Update, September 8th 2020: At some point I will write a proper blog post about what happened here, how to spot it is going to happen, and how to fix it, because although MSBuild is going away now we are in the .NET Core world there are still plenty of people out there using .NET Framework, and they still occasionally face this problem.

Undiplomatic

Or, a free-ranging post

Has anything happened so far this month?

Work has been the sort of place when I get irritated, because of people approaching to ask stupid questions when I’m trying to concentrate. It’s at moments like that that I start to answer the questions undiplomatically, if not unprofessionally. No, I don’t know anything about the issue you are asking me about. No, I don’t mind if you rewrite the workflow in the ticketing system, because negotiating the workflow will still be an unhelpful distraction from actual work.

At lunch, a woman at the next table was showing her colleagues pictures of shiba inus she’d favourited on her tumblr.

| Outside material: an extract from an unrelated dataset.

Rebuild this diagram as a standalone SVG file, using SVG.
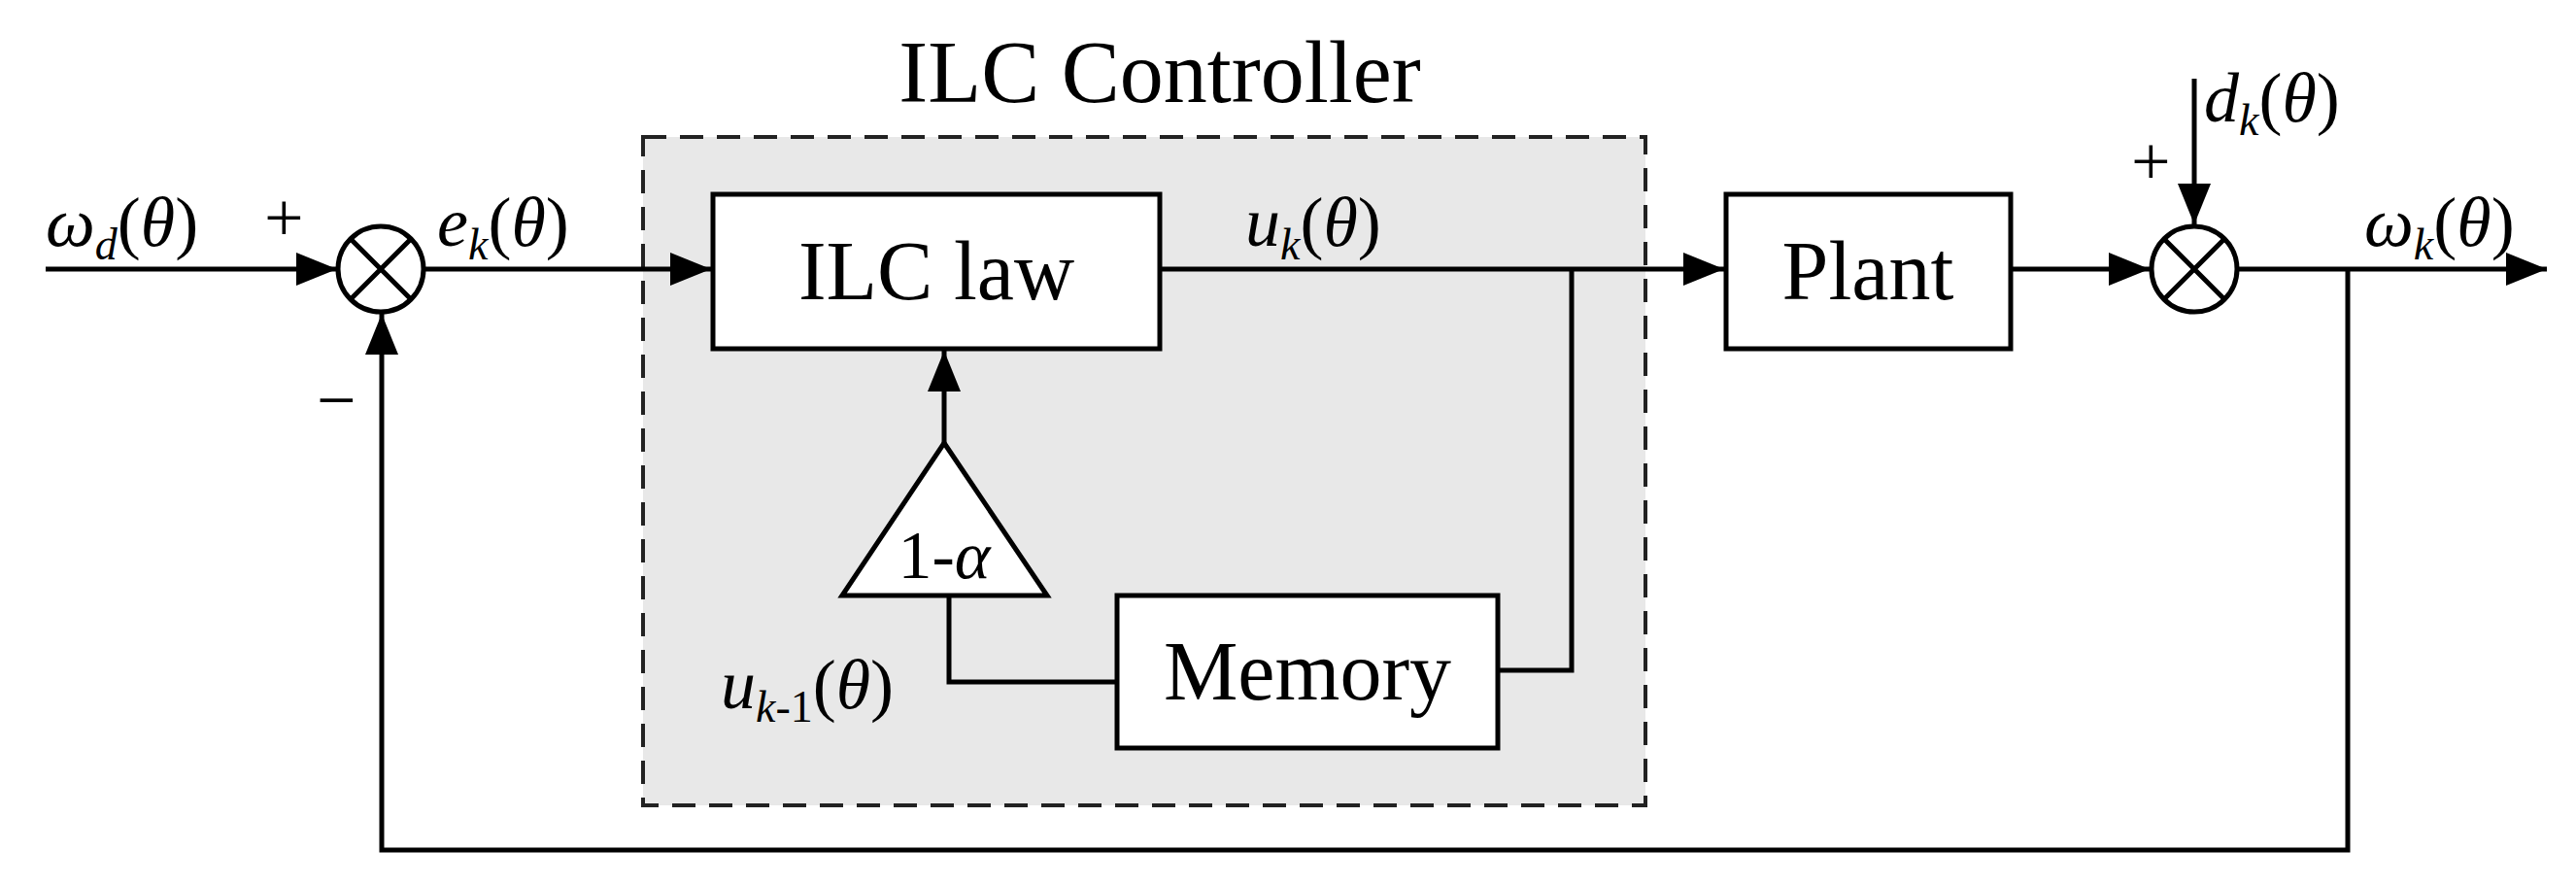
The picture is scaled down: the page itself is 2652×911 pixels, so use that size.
<svg xmlns="http://www.w3.org/2000/svg" width="2652" height="911" viewBox="0 0 2652 911">
<style>
.w{fill:none;stroke:#000;stroke-width:5}
.b{fill:#fff;stroke:#000;stroke-width:5}
.t{font-family:'Liberation Serif','Times New Roman',serif;fill:#000}
.i{font-family:'Liberation Serif','Times New Roman',serif;font-style:italic;fill:#000;font-size:72px}
</style>
<defs>
<marker id="a" markerUnits="userSpaceOnUse" markerWidth="44" markerHeight="34" refX="42" refY="17" orient="auto"><path d="M0,0 L42,17 L0,34 Z" fill="#000"/></marker>
</defs>
<rect width="2652" height="911" fill="#fff"/>
<g id="ilc-controller">
<rect x="662" y="141" width="1032" height="688" fill="#e8e8e8" stroke="#222" stroke-width="4" stroke-dasharray="24,14"/>
<text class="t" x="1194" y="105" font-size="90" text-anchor="middle">ILC Controller</text>
</g>
<g id="connectors">
<path class="w" d="M47,277 H347" marker-end="url(#a)"/>
<path class="w" d="M436,277 H732" marker-end="url(#a)"/>
<path class="w" d="M1194,277 H1775" marker-end="url(#a)"/>
<path class="w" d="M972,456 V361" marker-end="url(#a)"/>
<path class="w" d="M977,613 V702 H1150"/>
<path class="w" d="M1542,690 H1618 V277"/>
<path class="w" d="M2070,277 H2213" marker-end="url(#a)"/>
<path class="w" d="M2259,81 V231" marker-end="url(#a)"/>
<path class="w" d="M2303,277 H2622" marker-end="url(#a)"/>
<path class="w" d="M2417,277 V875 H393 V323" marker-end="url(#a)"/>
</g>
<g id="sum1">
<circle class="b" cx="392" cy="277" r="44"/>
<path class="w" d="M361,246 L423,308 M423,246 L361,308"/>
</g>
<g id="sum2">
<circle class="b" cx="2259" cy="277" r="44"/>
<path class="w" d="M2228,246 L2290,308 M2290,246 L2228,308"/>
</g>
<g id="ilc-law">
<rect class="b" x="734" y="200" width="460" height="159"/>
<text class="t" x="964" y="308" font-size="86" text-anchor="middle">ILC law</text>
</g>
<g id="gain">
<path class="b" d="M972,456 L1078,613 L867,613 Z"/>
<text class="t" x="972" y="595" font-size="70" text-anchor="middle">1-<tspan font-style="italic">α</tspan></text>
</g>
<g id="memory">
<rect class="b" x="1150" y="613" width="392" height="157"/>
<text class="t" x="1346" y="720" font-size="86" text-anchor="middle">Memory</text>
</g>
<g id="plant">
<rect class="b" x="1777" y="200" width="293" height="159"/>
<text class="t" x="1923" y="308" font-size="86" text-anchor="middle">Plant</text>
</g>
<g id="labels">
<text class="i" x="47" y="253">ω<tspan font-size="46" dy="14">d</tspan><tspan dy="-14" font-style="normal">(</tspan>θ<tspan font-style="normal">)</tspan></text>
<text class="t" x="272" y="248" font-size="72">+</text>
<text class="i" x="450" y="253">e<tspan font-size="46" dy="14">k</tspan><tspan dy="-14" font-style="normal">(</tspan>θ<tspan font-style="normal">)</tspan></text>
<text class="i" x="1282" y="253">u<tspan font-size="46" dy="14">k</tspan><tspan dy="-14" font-style="normal">(</tspan>θ<tspan font-style="normal">)</tspan></text>
<text class="i" x="742" y="729">u<tspan font-size="46" dy="14">k</tspan><tspan font-size="46" font-style="normal">-1</tspan><tspan dy="-14" font-style="normal">(</tspan>θ<tspan font-style="normal">)</tspan></text>
<text class="t" x="326" y="436" font-size="72">−</text>
<text class="i" x="2269" y="125">d<tspan font-size="46" dy="14">k</tspan><tspan dy="-14" font-style="normal">(</tspan>θ<tspan font-style="normal">)</tspan></text>
<text class="t" x="2194" y="190" font-size="72">+</text>
<text class="i" x="2434" y="253">ω<tspan font-size="46" dy="14">k</tspan><tspan dy="-14" font-style="normal">(</tspan>θ<tspan font-style="normal">)</tspan></text>
</g>
</svg>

At home, we have been rearranging the furniture. On Tuesday I bought a couple of safety gates. We had one across the door of the front room; now we have a wide one to go across the archway that separates dining room and kitchen, and a narrow one to go across the stairs. I am not supposed to refer to the stair gate as “SG1″, incidentally. With these gates, and with some rearrangement of the dining room furniture, we’ve been able to take down the front room gate, to give the kids free roam throughout front room and dining room. Of course, their first response was to rearrange furniture themselves, pulling the nappy box in front of the TV so they could climb up and scratch the screen of the TV with a screwdriver I’d forgotten to put away.